The Emirate's communiqué does not specify the date of the opening of this Consulate. The news was communicated to King Mohammed VI in a telephone call from the Emirate's Crown Prince, Mohammed bin Zayed.

The King of Morocco, for his part, thanked Mohammed bin Zayed for "this important historical decision to support the territorial unity of the (Moroccan) kingdom with this part of its territory", thus underlining the political and not merely consular nature of this decision, since there are no number of emirate residents in Western Sahara who would justify a consulate.

This gesture is shown as international support for the Alaouite monarchy, which manages over two-thirds of the Spanish ex-colony.

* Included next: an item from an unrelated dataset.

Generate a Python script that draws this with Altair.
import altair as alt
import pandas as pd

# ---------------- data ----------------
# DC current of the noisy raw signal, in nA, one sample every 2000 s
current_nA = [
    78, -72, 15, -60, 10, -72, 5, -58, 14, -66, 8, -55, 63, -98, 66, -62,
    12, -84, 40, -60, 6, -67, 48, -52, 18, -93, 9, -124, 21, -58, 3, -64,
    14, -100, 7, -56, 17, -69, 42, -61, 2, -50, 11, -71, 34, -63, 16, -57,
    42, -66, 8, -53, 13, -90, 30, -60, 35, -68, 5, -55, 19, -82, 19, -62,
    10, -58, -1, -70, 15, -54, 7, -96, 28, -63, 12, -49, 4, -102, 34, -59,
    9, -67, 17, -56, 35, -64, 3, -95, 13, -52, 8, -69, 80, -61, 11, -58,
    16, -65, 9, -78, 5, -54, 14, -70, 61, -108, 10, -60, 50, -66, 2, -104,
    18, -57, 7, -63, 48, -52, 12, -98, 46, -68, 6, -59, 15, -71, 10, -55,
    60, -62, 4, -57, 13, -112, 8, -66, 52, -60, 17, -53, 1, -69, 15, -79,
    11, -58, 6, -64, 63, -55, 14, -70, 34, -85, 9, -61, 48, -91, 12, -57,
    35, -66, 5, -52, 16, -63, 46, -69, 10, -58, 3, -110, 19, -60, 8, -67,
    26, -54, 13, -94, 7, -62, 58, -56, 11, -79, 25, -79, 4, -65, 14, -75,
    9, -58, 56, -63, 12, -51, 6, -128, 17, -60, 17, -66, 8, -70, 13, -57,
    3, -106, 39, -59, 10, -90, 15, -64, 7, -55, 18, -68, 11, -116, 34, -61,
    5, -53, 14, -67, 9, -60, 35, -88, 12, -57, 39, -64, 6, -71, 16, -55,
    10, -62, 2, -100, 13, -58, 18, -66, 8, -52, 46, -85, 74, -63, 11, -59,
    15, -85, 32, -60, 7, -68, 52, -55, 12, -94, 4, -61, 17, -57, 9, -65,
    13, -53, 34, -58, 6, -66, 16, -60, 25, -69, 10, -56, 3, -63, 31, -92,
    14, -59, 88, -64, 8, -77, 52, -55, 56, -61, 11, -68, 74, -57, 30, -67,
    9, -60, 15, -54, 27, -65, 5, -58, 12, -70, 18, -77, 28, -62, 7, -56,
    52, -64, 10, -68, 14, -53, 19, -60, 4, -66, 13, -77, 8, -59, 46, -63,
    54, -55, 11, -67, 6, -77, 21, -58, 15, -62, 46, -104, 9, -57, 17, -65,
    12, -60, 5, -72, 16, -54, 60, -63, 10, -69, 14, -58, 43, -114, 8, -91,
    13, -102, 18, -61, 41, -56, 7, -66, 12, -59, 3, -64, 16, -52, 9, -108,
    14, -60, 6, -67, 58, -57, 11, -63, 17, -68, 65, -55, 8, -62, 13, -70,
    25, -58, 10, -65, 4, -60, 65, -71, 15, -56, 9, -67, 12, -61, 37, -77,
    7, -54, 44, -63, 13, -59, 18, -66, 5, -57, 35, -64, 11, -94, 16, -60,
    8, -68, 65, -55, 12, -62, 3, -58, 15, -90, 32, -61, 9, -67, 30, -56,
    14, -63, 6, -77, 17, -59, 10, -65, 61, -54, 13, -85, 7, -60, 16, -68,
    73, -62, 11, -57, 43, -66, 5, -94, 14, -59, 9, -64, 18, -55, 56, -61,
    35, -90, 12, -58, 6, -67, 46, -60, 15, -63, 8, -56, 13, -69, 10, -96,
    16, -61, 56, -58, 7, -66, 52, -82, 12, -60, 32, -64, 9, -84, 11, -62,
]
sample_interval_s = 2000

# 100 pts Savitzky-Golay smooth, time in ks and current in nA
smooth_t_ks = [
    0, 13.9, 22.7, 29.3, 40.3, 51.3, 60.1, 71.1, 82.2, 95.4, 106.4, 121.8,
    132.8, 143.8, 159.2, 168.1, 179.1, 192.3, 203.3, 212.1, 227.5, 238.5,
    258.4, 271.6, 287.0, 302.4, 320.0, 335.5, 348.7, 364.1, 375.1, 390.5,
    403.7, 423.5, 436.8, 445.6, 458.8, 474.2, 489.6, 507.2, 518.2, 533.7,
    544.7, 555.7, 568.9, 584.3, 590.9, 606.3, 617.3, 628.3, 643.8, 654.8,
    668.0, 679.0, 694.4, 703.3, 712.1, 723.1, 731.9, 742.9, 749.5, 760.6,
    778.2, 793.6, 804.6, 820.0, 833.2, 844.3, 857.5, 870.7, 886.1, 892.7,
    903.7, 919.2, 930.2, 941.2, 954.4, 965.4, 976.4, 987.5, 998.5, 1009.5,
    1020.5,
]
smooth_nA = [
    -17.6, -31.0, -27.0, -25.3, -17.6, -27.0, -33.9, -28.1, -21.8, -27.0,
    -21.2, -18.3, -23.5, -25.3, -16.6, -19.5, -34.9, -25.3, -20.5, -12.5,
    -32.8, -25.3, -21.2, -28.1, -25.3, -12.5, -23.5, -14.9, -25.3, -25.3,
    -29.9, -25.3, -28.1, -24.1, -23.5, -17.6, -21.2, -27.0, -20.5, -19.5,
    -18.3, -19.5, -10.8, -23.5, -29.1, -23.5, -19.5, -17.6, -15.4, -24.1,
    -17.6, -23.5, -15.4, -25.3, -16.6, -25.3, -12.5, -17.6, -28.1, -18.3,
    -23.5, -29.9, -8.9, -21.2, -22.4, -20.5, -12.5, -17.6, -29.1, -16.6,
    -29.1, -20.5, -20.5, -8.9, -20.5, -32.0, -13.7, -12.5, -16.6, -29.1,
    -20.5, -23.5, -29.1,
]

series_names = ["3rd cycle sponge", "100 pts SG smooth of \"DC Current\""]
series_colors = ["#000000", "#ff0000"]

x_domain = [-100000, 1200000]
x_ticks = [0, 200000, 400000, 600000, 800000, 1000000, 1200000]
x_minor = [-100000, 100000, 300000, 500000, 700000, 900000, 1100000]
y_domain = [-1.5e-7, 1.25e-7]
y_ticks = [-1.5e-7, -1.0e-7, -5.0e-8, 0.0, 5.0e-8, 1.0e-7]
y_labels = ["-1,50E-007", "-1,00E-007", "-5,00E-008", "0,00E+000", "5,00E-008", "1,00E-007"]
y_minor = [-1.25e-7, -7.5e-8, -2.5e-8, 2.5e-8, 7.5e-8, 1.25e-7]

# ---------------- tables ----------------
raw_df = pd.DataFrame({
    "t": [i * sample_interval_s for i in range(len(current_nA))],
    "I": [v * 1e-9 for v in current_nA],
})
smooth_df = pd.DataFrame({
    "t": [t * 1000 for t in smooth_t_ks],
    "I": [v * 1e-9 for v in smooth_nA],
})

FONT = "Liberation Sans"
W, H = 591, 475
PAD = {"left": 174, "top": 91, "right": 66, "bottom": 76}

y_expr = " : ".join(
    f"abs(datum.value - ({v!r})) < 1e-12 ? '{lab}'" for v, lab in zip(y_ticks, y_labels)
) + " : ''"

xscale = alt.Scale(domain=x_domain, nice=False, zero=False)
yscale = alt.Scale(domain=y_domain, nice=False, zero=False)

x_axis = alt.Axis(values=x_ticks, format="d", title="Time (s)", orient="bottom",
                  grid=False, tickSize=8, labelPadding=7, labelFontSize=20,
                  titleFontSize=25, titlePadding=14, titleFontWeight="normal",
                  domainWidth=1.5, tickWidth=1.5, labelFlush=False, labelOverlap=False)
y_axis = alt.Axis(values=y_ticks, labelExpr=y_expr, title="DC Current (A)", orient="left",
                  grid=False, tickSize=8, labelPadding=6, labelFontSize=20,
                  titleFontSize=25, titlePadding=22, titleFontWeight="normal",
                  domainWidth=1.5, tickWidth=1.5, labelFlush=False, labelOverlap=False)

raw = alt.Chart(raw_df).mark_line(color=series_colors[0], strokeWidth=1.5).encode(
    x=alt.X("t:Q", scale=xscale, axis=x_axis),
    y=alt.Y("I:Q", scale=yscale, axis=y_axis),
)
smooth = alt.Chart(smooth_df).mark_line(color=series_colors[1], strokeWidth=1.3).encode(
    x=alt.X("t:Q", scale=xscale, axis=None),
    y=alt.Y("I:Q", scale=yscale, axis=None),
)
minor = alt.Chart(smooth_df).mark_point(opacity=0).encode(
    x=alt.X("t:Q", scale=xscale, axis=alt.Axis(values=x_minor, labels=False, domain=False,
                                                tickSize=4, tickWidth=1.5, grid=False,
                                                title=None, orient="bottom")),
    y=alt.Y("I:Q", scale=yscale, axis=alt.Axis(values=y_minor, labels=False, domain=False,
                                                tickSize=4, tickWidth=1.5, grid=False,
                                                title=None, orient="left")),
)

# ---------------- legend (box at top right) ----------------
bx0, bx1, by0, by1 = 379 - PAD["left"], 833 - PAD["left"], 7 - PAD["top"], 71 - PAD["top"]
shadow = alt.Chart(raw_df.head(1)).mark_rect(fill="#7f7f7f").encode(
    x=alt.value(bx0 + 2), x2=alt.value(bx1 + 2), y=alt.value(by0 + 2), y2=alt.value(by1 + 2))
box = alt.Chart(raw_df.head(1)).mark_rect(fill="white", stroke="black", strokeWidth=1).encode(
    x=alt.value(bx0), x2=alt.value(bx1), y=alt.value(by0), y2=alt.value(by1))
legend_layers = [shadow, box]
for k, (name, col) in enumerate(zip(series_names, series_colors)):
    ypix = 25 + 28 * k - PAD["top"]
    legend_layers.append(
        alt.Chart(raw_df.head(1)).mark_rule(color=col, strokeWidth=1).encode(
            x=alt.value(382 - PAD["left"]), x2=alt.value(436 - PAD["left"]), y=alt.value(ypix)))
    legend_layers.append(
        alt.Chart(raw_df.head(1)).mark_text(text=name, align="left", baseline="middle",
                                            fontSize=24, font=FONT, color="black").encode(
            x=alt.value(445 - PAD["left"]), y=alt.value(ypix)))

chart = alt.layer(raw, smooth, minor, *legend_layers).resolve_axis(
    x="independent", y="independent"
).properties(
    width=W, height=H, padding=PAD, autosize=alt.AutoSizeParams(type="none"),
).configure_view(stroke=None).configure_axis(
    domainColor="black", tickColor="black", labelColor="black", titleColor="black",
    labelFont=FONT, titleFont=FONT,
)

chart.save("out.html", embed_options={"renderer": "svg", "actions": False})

The battle front, now paralysed, is divided by a wall more than 2,700 km long full of mines; the Saharawi refugees from Tindouf in the Algerian desert consider it to be the second largest wall after the famous Chinese wall.
 

MINURSO
PHOTO/ONU/MARTINE PERRET  -  Peacekeepers from the United Nations Mission for the Referendum in Western Sahara (MINURSO) consult a map as they travel through vast desert areas of Smara in Western Sahara

In recent months Morocco has promoted the opening of consulates of various countries in El Aaiun and Dakhla, a way of making a move in a conflict that is currently blocked at the United Nations, without any of the parties to the conflict (Morocco and the Polisario Front) showing the least willingness to give in to their positions. 

The consulates opened in Dakhla in recent days are those of Burkina Faso, Guinea-Bissau and Equatorial Guinea. Eswatini and Zambia, for their part, have opened their Consulates in El Ayoun.

The solution to the conflict in Western Sahara has been blocked by the impossibility of holding a referendum and Morocco's refusal to do so. Meanwhile, Morocco is proposing autonomy for the territory within the kingdom, a solution that is receiving greater support from the international community.

This Wednesday the vote was held on the extension of the United Nations Mission for the Referendum in Western Sahara (MINURSO).